With the new regulations the government hopes to implement, any For Profit College that has a Cohort Default Rate over thirty percent for three years out of a given four year period is at risk of losing access to Federal Student Loan Programs. In addition, access can also be lost if their graduates annual repayment amounts exceed either 8 percent of their total annual income or twenty percent of their discretionary income in the same timeframe. These numbers are higher than the original regulations that were in place before the judge overturned them in 2011.
Are the new rules harming students?
The For Profit Colleges are not happy of course. Association of Private Colleges and Universities President and CEO Steve Gunderson recently sent a letter to Education Secretary Arne Duncan, calling the new guidelines “financial discrimination”. He pointed to the fact that For Profit Colleges serve a very large percentage of minority students and lower-income families that are unable to attend traditional colleges due to their financial status or because they are working full time and/or have young children. He specifically pointed out the average age of a person attending a For Profit College is 24 and supporting him or herself.
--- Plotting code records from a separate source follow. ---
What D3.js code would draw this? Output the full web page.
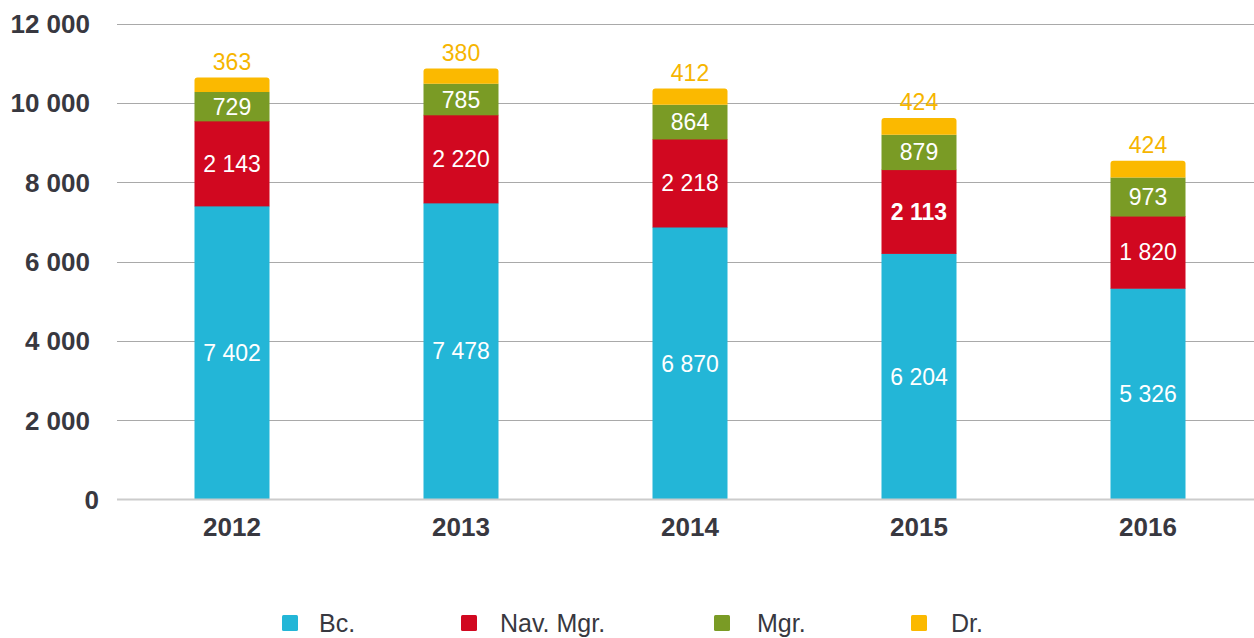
<!DOCTYPE html>
<html><head><meta charset="utf-8">
<script src="https://cdn.jsdelivr.net/npm/d3@7"></script>
<style>
body{margin:0;background:#fff;}
svg{display:block;font-family:"Liberation Sans",Arial,Helvetica,sans-serif;}
</style></head><body>
<svg id="chart" width="1254" height="638"></svg>
<script>
const years = ["2012","2013","2014","2015","2016"];
const seriesNames = ["Bc.","Nav. Mgr.","Mgr.","Dr."];
const bc = [7402,7478,6870,6204,5326];
const navMgr = [2143,2220,2218,2113,1820];
const mgr = [729,785,864,879,973];
const dr = [363,380,412,424,424];
const yTicks = [0,2000,4000,6000,8000,10000,12000];
const colors = ["#23b6d7","#d10820","#7a9b25","#fbb900"];

const svg = d3.select("#chart");
const fmt = v => d3.format(",")(v).replace(/,/g," ");

const x = d3.scaleBand().domain(years).range([117.5,1262.5]).paddingInner(0.6725).paddingOuter(0.33625);
const y = d3.scaleLinear().domain([0,12000]).range([499.5,23.5]);

// grid
svg.append("g").selectAll("line").data(yTicks.filter(d=>d>0)).join("line")
  .attr("x1",117).attr("x2",1254)
  .attr("y1",d=>Math.round(y(d))+0.5).attr("y2",d=>Math.round(y(d))+0.5)
  .attr("stroke","#a9a9a9").attr("stroke-width",1);

// y labels
svg.append("g").selectAll("text").data(yTicks).join("text")
  .attr("x",d=>d===0?99:90).attr("y",d=>y(d)).attr("dy","0.36em")
  .attr("text-anchor","end").attr("font-size",26).attr("font-weight","bold")
  .attr("fill","#383840").text(d=>fmt(d));

const data = years.map((yr,i)=>({year:yr,"Bc.":bc[i],"Nav. Mgr.":navMgr[i],"Mgr.":mgr[i],"Dr.":dr[i]}));
const stack = d3.stack().keys(seriesNames)(data);

const bw = x.bandwidth();
stack.forEach((layer,li)=>{
  const g = svg.append("g");
  layer.forEach((d,i)=>{
    const x0 = x(years[i]), y0 = y(d[0]), y1 = y(d[1]);
    if(li===seriesNames.length-1){
      const r=3;
      const p = d3.path();
      p.moveTo(x0,y0); p.lineTo(x0,y1+r); p.quadraticCurveTo(x0,y1,x0+r,y1);
      p.lineTo(x0+bw-r,y1); p.quadraticCurveTo(x0+bw,y1,x0+bw,y1+r);
      p.lineTo(x0+bw,y0); p.closePath();
      g.append("path").attr("d",p.toString()).attr("fill",colors[li]);
      g.append("text").attr("x",x0+bw/2).attr("y",y1-16).attr("dy","0.36em")
        .attr("text-anchor","middle").attr("font-size",23).attr("fill","#f6b500")
        .text(fmt(d[1]-d[0]));
    } else {
      g.append("rect").attr("x",x0).attr("y",y1).attr("width",bw).attr("height",y0-y1+0.5).attr("fill",colors[li]);
      g.append("text").attr("x",x0+bw/2).attr("y",(y0+y1)/2).attr("dy","0.36em")
        .attr("text-anchor","middle").attr("font-size",23).attr("fill","#fff")
        .attr("font-weight",(li===1&&years[i]==="2015")?"bold":"normal")
        .text(fmt(d[1]-d[0]));
    }
  });
});

// baseline
svg.append("line").attr("x1",117).attr("x2",1254).attr("y1",y(0)).attr("y2",y(0))
  .attr("stroke","#cccccc").attr("stroke-width",2);

// x labels
svg.append("g").selectAll("text").data(years).join("text")
  .attr("x",d=>x(d)+bw/2).attr("y",527).attr("dy","0.36em")
  .attr("text-anchor","middle").attr("font-size",26).attr("font-weight","bold")
  .attr("fill","#383840").text(d=>d);

// legend
const legendX = [282,461,714,911];
const textX = [319,500,757,951];
const lg = svg.append("g");
seriesNames.forEach((n,i)=>{
  lg.append("rect").attr("x",legendX[i]).attr("y",615).attr("width",16).attr("height",16).attr("rx",1.5).attr("fill",colors[i]);
  lg.append("text").attr("x",textX[i]).attr("y",623).attr("dy","0.36em").attr("font-size",25)
    .attr("fill","#383840").text(n);
});
</script>
</body></html>
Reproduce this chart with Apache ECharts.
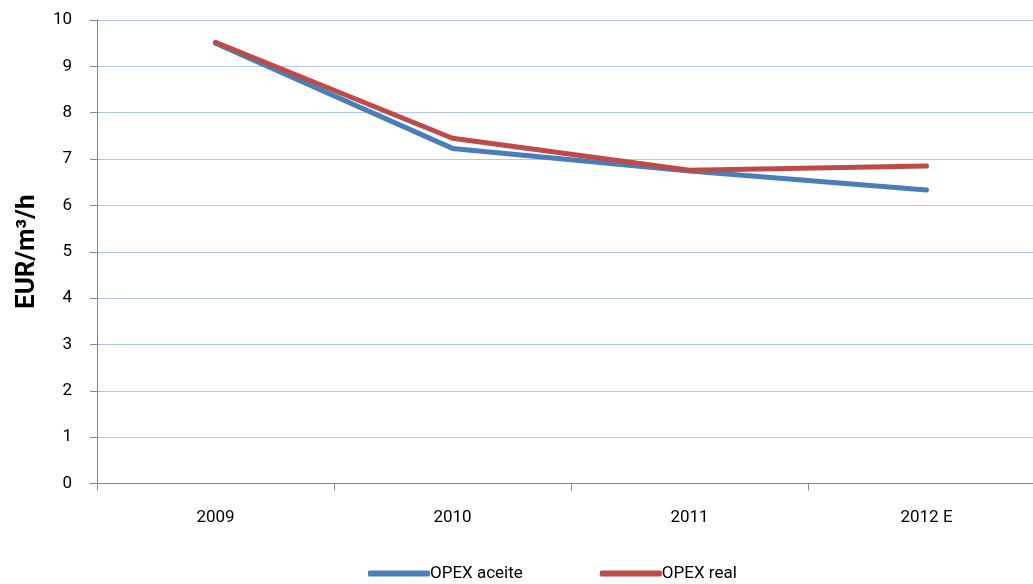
<!DOCTYPE html>
<html>
<head>
<meta charset="utf-8">
<script src="https://cdn.jsdelivr.net/npm/echarts@6/dist/echarts.min.js"></script>
<style>
  html, body { margin: 0; padding: 0; background: #fff; }
  #chart { width: 1033px; height: 584px; }
</style>
</head>
<body>
<div id="chart"></div>
<script>
// Years on the category axis
const years = ['2009', '2010', '2011', '2012 E'];
// Operating cost per m³/h, in EUR
const opexAceite = [9.50, 7.23, 6.74, 6.33];
const opexReal = [9.52, 7.45, 6.76, 6.85];
// Value-axis range and step
const yMin = 0, yMax = 10, yStep = 1;

const FONT = 'Roboto, "Open Sans", sans-serif';
const chart = echarts.init(document.getElementById('chart'), null, { renderer: 'canvas' });

chart.setOption({
  animation: false,
  backgroundColor: '#ffffff',
  // the plot runs past the right edge of the canvas
  grid: { left: 97, top: 20, width: 948, bottom: 100.5, containLabel: false, outerBoundsMode: 'none' },
  legend: {
    top: 560,
    left: 363,
    icon: 'roundRect',
    itemWidth: 62,
    itemHeight: 6,
    itemGap: 77,
    textStyle: { fontFamily: FONT, fontSize: 17, color: '#000', padding: [0, 0, 0, -5] },
    data: ['OPEX aceite', 'OPEX real']
  },
  xAxis: {
    type: 'category',
    data: years,
    boundaryGap: true,
    axisLine: { lineStyle: { color: '#868686', width: 1 } },
    axisTick: { show: true, length: 7, lineStyle: { color: '#868686' } },
    axisLabel: { fontFamily: FONT, fontSize: 17, color: '#000', margin: 26 },
    splitLine: { show: false }
  },
  yAxis: {
    type: 'value',
    min: yMin,
    max: yMax,
    interval: yStep,
    name: 'EUR/m³/h',
    nameLocation: 'middle',
    nameGap: 57,
    nameRotate: 90,
    nameTextStyle: { fontFamily: FONT, fontSize: 26, fontWeight: 'bold', color: '#000' },
    axisLine: { show: true, lineStyle: { color: '#868686', width: 1 } },
    axisTick: { show: true, length: 7, lineStyle: { color: '#868686' } },
    axisLabel: { fontFamily: FONT, fontSize: 17, color: '#000', margin: 25 },
    splitLine: { show: true, lineStyle: { color: '#b3c8e6', width: 1.2 } }
  },
  series: [
    {
      name: 'OPEX aceite',
      type: 'line',
      data: opexAceite,
      symbol: 'none',
      color: '#4a7ebb',
      lineStyle: { width: 5, color: '#4a7ebb', cap: 'round', join: 'round' }
    },
    {
      name: 'OPEX real',
      type: 'line',
      data: opexReal,
      symbol: 'none',
      color: '#be4b48',
      lineStyle: { width: 5, color: '#be4b48', cap: 'round', join: 'round' }
    }
  ]
});
</script>
</body>
</html>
These are not recent high-school graduates living at home and going to the mall when they’re bored.
While this is not a perfect solution, it is a step in the right direction at least. Previous attempts that put new requirements and restrictions on the students and their parents have been plagued with unintended consequences, especially for Historically Black Colleges and Universities. These new regulations may restrict the overall number of colleges that students may be able to attend using Federal Student Loans, but they do not place additional hardship on students and their parents seeking to use them.